Anna Nowogrodzki in Nature:
Aviv Regev likes to work at the edge of what is possible. In 2011, the computational biologist was collaborating with molecular geneticist Joshua Levin to test a handful of methods for sequencing RNA. The scientists were aiming to push the technologies to the brink of failure and see which performed the best. They processed samples with degraded RNA or vanishingly small amounts of the molecule. Eventually, Levin pointed out that they were sequencing less RNA than appears in a single cell. To Regev, that sounded like an opportunity. The cell is the basic unit of life and she had long been looking for ways to explore how complex networks of genes operate in individual cells, how those networks can differ and, ultimately, how diverse cell populations work together. The answers to such questions would reveal, in essence, how complex organisms such as humans are built. “So, we're like, 'OK, time to give it a try',” she says. Regev and Levin, who both work at the Broad Institute of MIT and Harvard in Cambridge, Massachusetts, sequenced the RNA of 18 seemingly identical immune cells from mouse bone marrow, and found that some produced starkly different patterns of gene expression from the rest1. They were acting like two different cell subtypes. That made Regev want to push even further: to use single-cell sequencing to understand how many different cell types there are in the human body, where they reside and what they do. Her lab has gone from looking at 18 cells at a time to sequencing RNA from hundreds of thousands — and combining single-cell analyses with genome editing to see what happens when key regulatory genes are shut down.

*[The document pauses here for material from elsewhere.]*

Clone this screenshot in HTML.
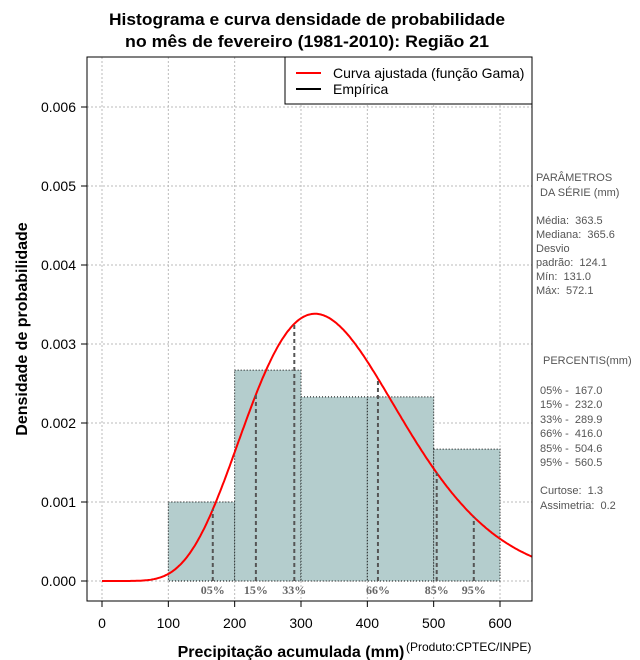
<!DOCTYPE html>
<html><head><meta charset="utf-8"><style>
html,body{margin:0;padding:0;background:#fff;}
svg{display:block;font-family:"Liberation Sans",Arial,sans-serif;}
.pre text{white-space:pre;}
</style></head><body>
<svg id="chart" width="640" height="660" viewBox="0 0 640 660" xmlns="http://www.w3.org/2000/svg">
<g font-weight="bold" font-size="17" text-anchor="middle" fill="#000">
<text x="307" y="25" textLength="396" lengthAdjust="spacingAndGlyphs">Histograma e curva densidade de probabilidade</text>
<text x="307" y="47" textLength="364" lengthAdjust="spacingAndGlyphs">no mês de fevereiro (1981-2010): Região 21</text>
</g>
<g id="grid"></g>
<g id="bars"></g>
<g id="curve"></g>
<g id="pct"></g>
<g id="axes"></g>
<rect x="87" y="57" width="445" height="544" fill="none" stroke="#000" stroke-width="1"/>
<g>
<rect x="285" y="57" width="247" height="47" fill="#fff" stroke="#000"/>
<line x1="296" y1="73" x2="321" y2="73" stroke="#f00" stroke-width="2"/>
<line x1="296" y1="89" x2="321" y2="89" stroke="#000" stroke-width="2"/>
<text x="333" y="78" font-size="14">Curva ajustada (função Gama)</text>
<text x="333" y="94" font-size="14">Empírica</text>
</g>
<text transform="translate(27,329) rotate(-90)" font-size="16" font-weight="bold" text-anchor="middle">Densidade de probabilidade</text>
<text x="291" y="657" font-size="16" font-weight="bold" text-anchor="middle">Precipitação acumulada (mm)</text>
<text x="406" y="651" font-size="12">(Produto:CPTEC/INPE)</text>
<g class="pre" font-size="11" fill="#555">
<text x="536" y="181">PARÂMETROS</text>
<text x="540" y="196">DA SÉRIE (mm)</text>
<text x="536" y="224">Média:  363.5</text>
<text x="536" y="238">Mediana:  365.6</text>
<text x="536" y="252">Desvio</text>
<text x="536" y="266">padrão:  124.1</text>
<text x="536" y="280">Mín:  131.0</text>
<text x="536" y="294">Máx:  572.1</text>
<text x="543" y="364">PERCENTIS(mm)</text>
<text x="540" y="394">05% -  167.0</text>
<text x="540" y="408">15% -  232.0</text>
<text x="540" y="423">33% -  289.9</text>
<text x="540" y="437">66% -  416.0</text>
<text x="540" y="452">85% -  504.6</text>
<text x="540" y="466">95% -  560.5</text>
<text x="540" y="494">Curtose:  1.3</text>
<text x="540" y="509">Assimetria:  0.2</text>
</g>
</svg>
<script>
const xTicks=[0,100,200,300,400,500,600];
const yTicks=[0,0.001,0.002,0.003,0.004,0.005,0.006];
const yTickLabels=["0.000","0.001","0.002","0.003","0.004","0.005","0.006"];
const binStarts=[100,200,300,400,500];
const binEnds=[200,300,400,500,600];
const binDensity=[0.001,0.00267,0.00233,0.00233,0.00167];
const gammaMean=[363.5];
const gammaSd=[124.1];
const pctValues=[167.0,232.0,289.9,416.0,504.6,560.5];
const pctLabels=["05%","15%","33%","66%","85%","95%"];

const NS="http://www.w3.org/2000/svg";
function X(v){return 102+v*(398/600);}
function Y(v){return 581-v*(474/0.006);}
function mk(tag,attrs,parent){const e=document.createElementNS(NS,tag);for(const k in attrs)e.setAttribute(k,attrs[k]);parent.appendChild(e);return e;}
function lgamma(z){const g=7,c=[0.99999999999980993,676.5203681218851,-1259.1392167224028,771.32342877765313,-176.61502916214059,12.507343278686905,-0.13857109526572012,9.9843695780195716e-6,1.5056327351493116e-7];z-=1;let x=c[0];for(let i=1;i<g+2;i++)x+=c[i]/(z+i);const t=z+g+0.5;return 0.5*Math.log(2*Math.PI)+(z+0.5)*Math.log(t)-t+Math.log(x);}
const k=Math.pow(gammaMean[0]/gammaSd[0],2), th=gammaSd[0]*gammaSd[0]/gammaMean[0];
function pdf(x){if(x<=0)return 0;return Math.exp((k-1)*Math.log(x)-x/th-lgamma(k)-k*Math.log(th));}

const grid=document.getElementById('grid');
xTicks.forEach(t=>{const l=mk('line',{x1:X(t),x2:X(t),y1:57,y2:601,stroke:'#bbb','stroke-dasharray':'2,2'},grid);});
yTicks.forEach(t=>{const l=mk('line',{x1:87,x2:532,y1:Y(t),y2:Y(t),stroke:'#bbb','stroke-dasharray':'2,2'},grid);});

const bars=document.getElementById('bars');
binStarts.forEach((s,i)=>{const r=mk('rect',{x:X(s),y:Y(binDensity[i]),width:X(binEnds[i])-X(s),height:Y(0)-Y(binDensity[i]),fill:'#b4cdcd',stroke:'#000','stroke-dasharray':'1,2','stroke-width':1},bars);});

const cg=document.getElementById('curve');
let d='';for(let x=0;x<=650;x+=2){const px=X(x);if(px>532)break;d+=(d?'L':'M')+px.toFixed(1)+','+Y(pdf(x)).toFixed(1);}
const p=mk('path',{d:d,fill:'none',stroke:'#f00','stroke-width':2},cg);



const pg=document.getElementById('pct');
pctValues.forEach((v,i)=>{const l=mk('line',{x1:X(v),x2:X(v),y1:Y(0),y2:Y(pdf(v)),stroke:'#555','stroke-width':2,'stroke-dasharray':'4,3'},pg);
const t=mk('text',{x:X(v),y:594,'font-size':12,'font-weight':'bold','font-family':'Liberation Serif,serif',fill:'#666','text-anchor':'middle'},pg);t.textContent=pctLabels[i];});

const ax=document.getElementById('axes');
xTicks.forEach(t=>{const l=mk('line',{x1:X(t),x2:X(t),y1:601,y2:607,stroke:'#000'},ax);
const tx=mk('text',{x:X(t),y:628,'font-size':14,'text-anchor':'middle'},ax);tx.textContent=t;});
yTicks.forEach((t,i)=>{const l=mk('line',{x1:81,x2:87,y1:Y(t),y2:Y(t),stroke:'#000'},ax);
const tx=mk('text',{x:76,y:Y(t)+5,'font-size':14,'text-anchor':'end'},ax);tx.textContent=yTickLabels[i];});
</script>
</body></html>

The results are already widening the spectrum of known cell types — identifying, for example, two new forms of retinal neuron2 — and Regev is eager to find more. In late 2016, she helped to launch the International Human Cell Atlas, an ambitious effort to classify and map all of the estimated 37 trillion cells in the human body (see 'To build an atlas'). It is part of a growing interest in characterizing individual cells in many different ways, says Mathias Uhlén, a microbiologist at the Royal Institute of Technology in Stockholm: “I actually think it's one of the most important life-science projects in history, probably more important than the human genome.”